First, let's try differential equations, which are also the point of calculus:
Idea 1: The general study of PDEs uses Newton(-Kantorovich)'s method, which leads to solving only the linear PDEs,
which can be held to have constant coefficients over small regions, which can be made into homogeneous PDEs,
which are often of order 2, which are either equivalent to Laplace's equation, the heat equation,
or the wave equation. Solutions to Laplace's equation in 2D are the same as holomorphic functions.
So complex numbers again.
Idea 2: Infinitary algebraic closure. Algebraic closure can be interpeted as saying that any rational functions can be factorised into monomials.
We can think of the Mittag-Leffler Theorem and Weierstrass Factorisation Theorem as asserting that this is true also for meromorphic functions,
which behave like rational functions in some infinitary sense. So the algebraic closure property of C holds in an infinitary sense as well.
This makes sense since C has a natural metric and a nice topology.

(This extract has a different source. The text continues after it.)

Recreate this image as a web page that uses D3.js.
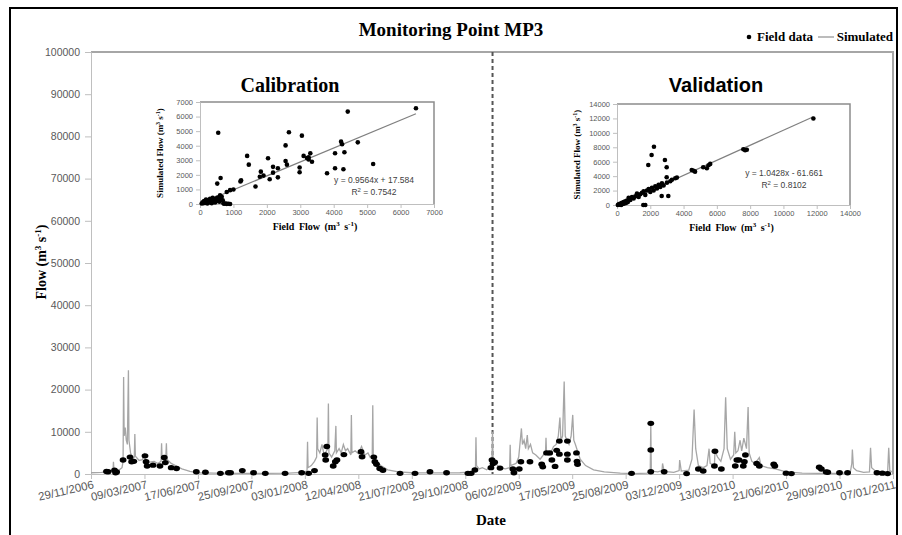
<!DOCTYPE html>
<html>
<head>
<meta charset="utf-8">
<script src="https://cdn.jsdelivr.net/npm/d3@7"></script>
<style>
  body { margin: 0; background: #fff; }
  svg { display: block; }
  .serif { font-family: "Liberation Serif", "Times New Roman", serif; font-weight: bold; fill: #000; }
  .tick text { font-family: "Liberation Sans", Arial, sans-serif; fill: #595959; }
  .domain, .tick line { stroke: #bfbfbf; }
</style>
</head>
<body>
<svg id="chart" width="902" height="535"></svg>
<script>
// ---- data ----
// simulated flow: [days since 29/11/2006, m3/s]
const simulated = [
  [0,300],[20,400],[35,600],[41,500],[42,2900],[43,900],[50,700],[58,1500],[60,3000],[61,23000],[62,9000],
  [64,11000],[66,8000],[68,7000],[70,24600],[71,8000],[74,5000],[78,3500],[81,4000],[82,9500],[83,4200],
  [90,3200],[96,3400],[100,4600],[102,3000],[110,2800],[118,3000],[125,2500],[131,3000],[132,7300],[133,3500],
  [138,3400],[140,4000],[141,7300],[142,3500],[150,2500],[158,2000],[170,1200],[185,600],[200,300],[230,200],
  [280,150],[330,150],[370,200],[395,400],[404,700],[405,7650],[406,1500],[412,2000],[418,3000],[422,4000],
  [423,13400],[424,6000],[428,5000],[432,7000],[436,4500],[443,6000],[444,16700],[445,5000],[450,4000],
  [456,5500],[458,11400],[459,5000],[464,6000],[468,5000],[472,7000],[476,5500],[480,6000],[486,4500],
  [487,14000],[488,5000],[494,5500],[500,4800],[506,6500],[512,4500],[518,5000],[522,4000],[526,4500],
  [527,16300],[528,4000],[534,3000],[542,2000],[555,1000],[575,500],[600,300],[640,250],[690,300],[715,500],
  [719,800],[720,8700],[721,2000],[726,1200],[732,1500],[740,1000],[748,1800],[750,4000],[751,10000],
  [752,3500],[756,2500],[765,1500],[775,1200],[783,1500],[784,6900],[785,2000],[795,2500],[800,4000],
  [805,10800],[807,7000],[810,8000],[813,6000],[816,9200],[818,6000],[822,7000],[826,5000],[832,4500],
  [840,3500],[846,4500],[850,5000],[851,8600],[852,5000],[858,4500],[865,6500],[870,7000],[874,9000],
  [877,13400],[879,8000],[882,9000],[885,21900],[887,9000],[890,8000],[894,7000],[898,9000],[901,14000],
  [903,8000],[906,7000],[910,5400],[915,3500],[925,2000],[940,1000],[960,500],[990,200],[1015,100],
  [1040,200],[1046,800],[1047,12000],[1048,700],[1060,500],[1068,800],[1069,2500],[1072,600],[1090,400],
  [1100,800],[1101,3300],[1104,700],[1118,900],[1124,3500],[1128,15300],[1131,6000],[1136,2000],[1145,1500],
  [1152,2000],[1156,6000],[1158,2500],[1166,2000],[1167,5400],[1172,4000],[1178,3000],[1184,6000],
  [1187,18200],[1190,6000],[1196,3500],[1202,4500],[1204,10000],[1206,5000],[1210,5500],[1214,8000],
  [1217,5500],[1221,8500],[1226,6000],[1229,15900],[1231,5000],[1236,3000],[1242,2500],[1250,3900],
  [1253,2000],[1265,1500],[1280,1200],[1300,500],[1330,200],[1360,150],[1400,150],[1420,300],[1423,2500],
  [1424,5800],[1426,1500],[1432,800],[1445,400],[1456,500],[1458,6200],[1460,1500],[1468,600],[1480,400],
  [1490,500],[1492,6200],[1494,800],[1500,400]
]

// field measurements: [days since 29/11/2006, m3/s]
const fieldData = [
  [29,600],[32,550],[44,900],[46,300],[48,500],[60,3300],[73,4000],[76,2900],[80,3000],[101,4300],[103,2900],
  [105,1900],[116,2100],[129,1900],[137,3900],[139,2700],[150,1500],[160,1300],[197,550],[214,400],
  [242,150],[257,300],[261,300],[283,800],[304,300],[326,150],[363,150],[394,300],[407,150],[418,800],
  [438,4500],[439,3300],[441,6500],[453,1900],[457,2900],[460,3300],[473,4600],[505,5300],[507,4100],
  [529,4000],[531,2900],[534,2300],[540,1300],[546,900],[578,150],[606,150],[634,550],[665,300],[705,150],
  [711,150],[718,950],[748,1500],[750,3300],[752,2500],[755,2800],[765,1400],[789,1200],[791,300],
  [801,1200],[804,2900],[821,2900],[843,2300],[845,1700],[852,5000],[858,5000],[862,3300],[868,1800],
  [871,5600],[876,7800],[876,4700],[891,7800],[891,4700],[891,3300],[908,5000],[909,3000],[910,2300],
  [1011,150],[1047,12000],[1047,5700],[1047,550],[1072,550],[1114,100],[1136,1200],[1145,700],[1167,5400],
  [1166,1900],[1179,1200],[1205,1900],[1208,3300],[1212,3300],[1220,1900],[1222,2900],[1224,4500],
  [1245,2500],[1250,1900],[1277,2300],[1279,1900],[1300,200],[1310,100],[1362,1600],[1366,1200],
  [1375,500],[1378,400],[1400,300],[1415,300],[1470,300],[1480,200],[1490,100]
]

const startDate = "29/11/2006"
const splitDay = 751            // calibration | validation boundary
const yTicksMain = [0,10000,20000,30000,40000,50000,60000,70000,80000,90000,100000]

// scatter insets: [field flow, simulated flow]
const calibration = [
  [50,30],[80,120],[100,50],[120,200],[150,80],[180,300],[200,150],[220,40],[250,250],[270,100],[300,350],
  [320,180],[350,60],[380,420],[400,250],[420,320],[450,100],[480,380],[500,200],[520,450],[550,300],
  [580,150],[600,600],[620,400],[650,500],[680,250],[700,50],[720,20],[760,30],[800,10],[850,20],[900,0],
  [800,820],[900,950],[1000,1000],[545,4890],[516,1400],[616,1780],[1410,3300],[1460,2700],[1210,1550],
  [1230,1620],[1660,1200],[1820,2220],[1790,1870],[1900,1950],[2035,3140],[2085,1700],[2185,2150],
  [2185,2550],[2330,1830],[2330,2450],[2560,4020],[2600,2700],[2560,2950],[2660,4920],[2980,2510],
  [2980,2180],[3048,4690],[3100,3300],[3200,3150],[3250,3050],[3300,3480],[3350,2900],[3250,3200],
  [3800,2110],[4040,3480],[4040,2450],[4220,4280],[4250,4100],[4290,2380],[4320,3550],[4420,6340],
  [4720,4230],[5180,2750],[6460,6570]
]
const validation = [
  [50,0],[100,100],[150,50],[200,200],[250,0],[300,300],[350,150],[400,400],[450,200],[500,500],[550,300],
  [600,600],[650,400],[700,1000],[800,700],[900,1100],[1000,900],[1100,1200],[1200,1600],[1300,1100],
  [1400,1500],[1500,1700],[1580,0],[1700,0],[1600,1900],[1700,1400],[1800,2000],[1880,5540],[1900,2200],
  [2000,1800],[2080,6930],[2100,2400],[2200,2000],[2220,8080],[2300,2600],[2400,2300],[2500,2800],
  [2600,2500],[2685,1250],[2700,3000],[2800,2700],[2880,6240],[2985,5230],[2985,3840],[3000,3100],
  [3083,1250],[3200,3300],[3300,3500],[3500,3700],[3600,3800],[4490,4850],[4690,4620],[4600,4750],
  [5180,5230],[5400,5100],[5600,5700],[5500,5500],[7590,7720],[7700,7600],[7800,7650],[11800,12000]
]
const calibFit = { slope: 0.9564, icpt: 17.584, r2: "0.7542" }
const validFit = { slope: 1.0428, icpt: -61.661, r2: "0.8102" }
const calibTicks = [0,1000,2000,3000,4000,5000,6000,7000]
const validTicks = [0,2000,4000,6000,8000,10000,12000,14000]

// ---- drawing ----
const svg = d3.select("#chart")
const parse = d3.utcParse("%d/%m/%Y")
const t0 = parse(startDate)
const day = (d) => d3.utcDay.offset(t0, d)
const plain = d3.format("d")

// outer frame
svg.append("rect").attr("x", 10).attr("y", 8).attr("width", 887).attr("height", 540)
  .attr("fill", "none").attr("stroke", "#000").attr("stroke-width", 2)

const x = d3.scaleUtc().domain([t0, day(1500)]).range([91, 893])
const y = d3.scaleLinear().domain([0, 100000]).range([474, 52])

// plot border (top + right)
svg.append("path").attr("d", `M91,52H893V474`).attr("fill", "none").attr("stroke", "#a6a6a6").attr("stroke-width", 2)

const xAxis = svg.append("g").attr("transform", "translate(0,474)")
  .call(d3.axisBottom(x).tickValues(d3.range(0, 1501, 100).map(day)).tickSize(5).tickFormat(d3.utcFormat("%d/%m/%Y")))
xAxis.selectAll("text").attr("font-size", 11.5).attr("text-anchor", "end")
  .attr("dy", 0).attr("y", 0).attr("transform", "translate(3,14) rotate(-13)")

const yAxis = svg.append("g").attr("transform", "translate(91,0)")
  .call(d3.axisLeft(y).tickValues(yTicksMain).tickSize(6).tickPadding(5).tickFormat(plain))
yAxis.selectAll("text").attr("font-size", 10.5)

// split line
svg.append("line").attr("x1", x(day(splitDay))).attr("x2", x(day(splitDay)))
  .attr("y1", 52).attr("y2", 474).attr("stroke", "#555").attr("stroke-width", 2).attr("stroke-dasharray", "4,3")

// simulated series
const line = d3.line().x((d) => x(day(d[0]))).y((d) => y(d[1]))
svg.append("path").datum(simulated).attr("d", line)
  .attr("fill", "none").attr("stroke", "#a6a6a6").attr("stroke-width", 1.3)

// field points
svg.append("g").selectAll("ellipse").data(fieldData).join("ellipse")
  .attr("cx", (d) => x(day(d[0]))).attr("cy", (d) => y(d[1]))
  .attr("rx", 3.4).attr("ry", 2.7).attr("fill", "#000")

// titles
svg.append("text").attr("class", "serif").attr("x", 451).attr("y", 36)
  .attr("text-anchor", "middle").attr("font-size", 19).text("Monitoring Point MP3")
svg.append("text").attr("class", "serif").attr("x", 491).attr("y", 525)
  .attr("text-anchor", "middle").attr("font-size", 15).text("Date")
const yt = svg.append("text").attr("class", "serif").attr("transform", "translate(46,262) rotate(-90)")
  .attr("text-anchor", "middle").attr("font-size", 14)
yt.append("tspan").text("Flow (m")
yt.append("tspan").attr("font-size", 9).attr("dy", -5).text("3")
yt.append("tspan").attr("dy", 5).text(" s")
yt.append("tspan").attr("font-size", 9).attr("dy", -5).text("-1")
yt.append("tspan").attr("dy", 5).text(")")

// legend
svg.append("text").attr("class", "serif").attr("x", 893).attr("y", 41).attr("text-anchor", "end")
  .attr("font-size", 13).text("Simulated")
svg.append("line").attr("x1", 818).attr("x2", 834).attr("y1", 37).attr("y2", 37).attr("stroke", "#a6a6a6").attr("stroke-width", 1.5)
svg.append("text").attr("class", "serif").attr("x", 813).attr("y", 41).attr("text-anchor", "end")
  .attr("font-size", 13).text("Field data")
svg.append("circle").attr("cx", 749).attr("cy", 37).attr("r", 2.3).attr("fill", "#000")

// ---- inset scatter plots ----
function inset(cfg) {
  const { data, fit, ticks, max, xr, yr, title, titleX, titleFont, eqX, eqY } = cfg
  const sx = d3.scaleLinear().domain([0, max]).range(xr)
  const sy = d3.scaleLinear().domain([0, max]).range(yr)
  const g = svg.append("g")

  g.append("path").attr("d", `M${xr[0]},${yr[1]}H${xr[1]}V${yr[0]}`)
    .attr("fill", "none").attr("stroke", "#8c8c8c").attr("stroke-width", 1.5)

  const ax = g.append("g").attr("transform", `translate(0,${yr[0]})`)
    .call(d3.axisBottom(sx).tickValues(ticks).tickSize(4).tickPadding(2).tickFormat(plain))
  ax.selectAll("text").attr("font-size", 7.5)
  const ay = g.append("g").attr("transform", `translate(${xr[0]},0)`)
    .call(d3.axisLeft(sy).tickValues(ticks).tickSize(4).tickPadding(3).tickFormat(plain))
  ay.selectAll("text").attr("font-size", 7.5)

  const maxX = d3.max(data, (d) => d[0])
  const x1 = Math.max(0, -fit.icpt / fit.slope)
  g.append("line").attr("x1", sx(x1)).attr("y1", sy(fit.slope * x1 + fit.icpt))
    .attr("x2", sx(maxX)).attr("y2", sy(fit.slope * maxX + fit.icpt))
    .attr("stroke", "#7f7f7f").attr("stroke-width", 1.2)

  g.append("g").selectAll("circle").data(data).join("circle")
    .attr("cx", (d) => sx(d[0])).attr("cy", (d) => sy(d[1])).attr("r", 2.3).attr("fill", "#000")

  const sign = fit.icpt < 0 ? " - " : " + "
  g.append("text").attr("x", eqX).attr("y", eqY).attr("text-anchor", "middle")
    .attr("font-family", "Liberation Sans, Arial, sans-serif").attr("font-size", 8.5).attr("fill", "#404040")
    .text(`y = ${fit.slope}x${sign}${Math.abs(fit.icpt)}`)
  const r2 = g.append("text").attr("x", eqX).attr("y", eqY + 12).attr("text-anchor", "middle")
    .attr("font-family", "Liberation Sans, Arial, sans-serif").attr("font-size", 8.5).attr("fill", "#404040")
  r2.append("tspan").text("R")
  r2.append("tspan").attr("font-size", 6).attr("dy", -3).text("2")
  r2.append("tspan").attr("dy", 3).text(` = ${fit.r2}`)

  // axis titles
  const cx = (xr[0] + xr[1]) / 2
  const xt = g.append("text").attr("class", "serif").attr("x", cx - 2).attr("y", yr[0] + 26)
    .attr("text-anchor", "middle").attr("font-size", 10).attr("word-spacing", 2)
  xt.append("tspan").text("Field Flow  (m")
  xt.append("tspan").attr("font-size", 7).attr("dy", -4).text("3")
  xt.append("tspan").attr("dy", 4).text(" s")
  xt.append("tspan").attr("font-size", 7).attr("dy", -4).text("-1")
  xt.append("tspan").attr("dy", 4).text(")")

  const yl = g.append("text").attr("class", "serif")
    .attr("transform", `translate(${xr[0] - 37},${(yr[0] + yr[1]) / 2}) rotate(-90)`)
    .attr("text-anchor", "middle").attr("font-size", 9)
  yl.append("tspan").text("Simulated Flow  (m")
  yl.append("tspan").attr("font-size", 6).attr("dy", -3).text("3")
  yl.append("tspan").attr("dy", 3).text(" s")
  yl.append("tspan").attr("font-size", 6).attr("dy", -3).text("-1")
  yl.append("tspan").attr("dy", 3).text(")")

  g.append("text").attr("x", titleX).attr("y", 92).attr("text-anchor", "middle")
    .attr("font-family", titleFont).attr("font-weight", "bold").attr("font-size", 20).text(title)
}

inset({ data: calibration, fit: calibFit, ticks: calibTicks, max: 7000, xr: [200, 434], yr: [204, 102],
  title: "Calibration", titleX: 290, titleFont: "Liberation Serif, serif", eqX: 374, eqY: 183 })
inset({ data: validation, fit: validFit, ticks: validTicks, max: 14000, xr: [617, 850], yr: [205, 104],
  title: "Validation", titleX: 716, titleFont: "Liberation Sans, Arial, sans-serif", eqX: 784, eqY: 176 })
</script>
</body>
</html>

Idea 3: Fields of characteristic 0. Every algebraically closed field of characteristic 0 is isomorphic to R[√-1] for some real-closed field R.
The Tarski-Seidenberg Theorem says that every FOL statement featuring only the functions {+, -, ×, ÷} which is true over the reals is
also true over every real-closed field.
Idea 4: Conformal geometry in 2D. A conformal manifold in 2D is locally biholomorphic to the unit disk in the complex numbers.
Idea 5: This one I'm not 100% sure about. Take a smooth manifold M with a smoothly varying bilinear form B \in T\*M ⊗ T\*M.
When B is broken into its symmetric part and skew-symmetric part, if we assume that both parts are never zero, B can then be seen as an almost
complex structure, which in turn naturally identifies the manifold M as one over C.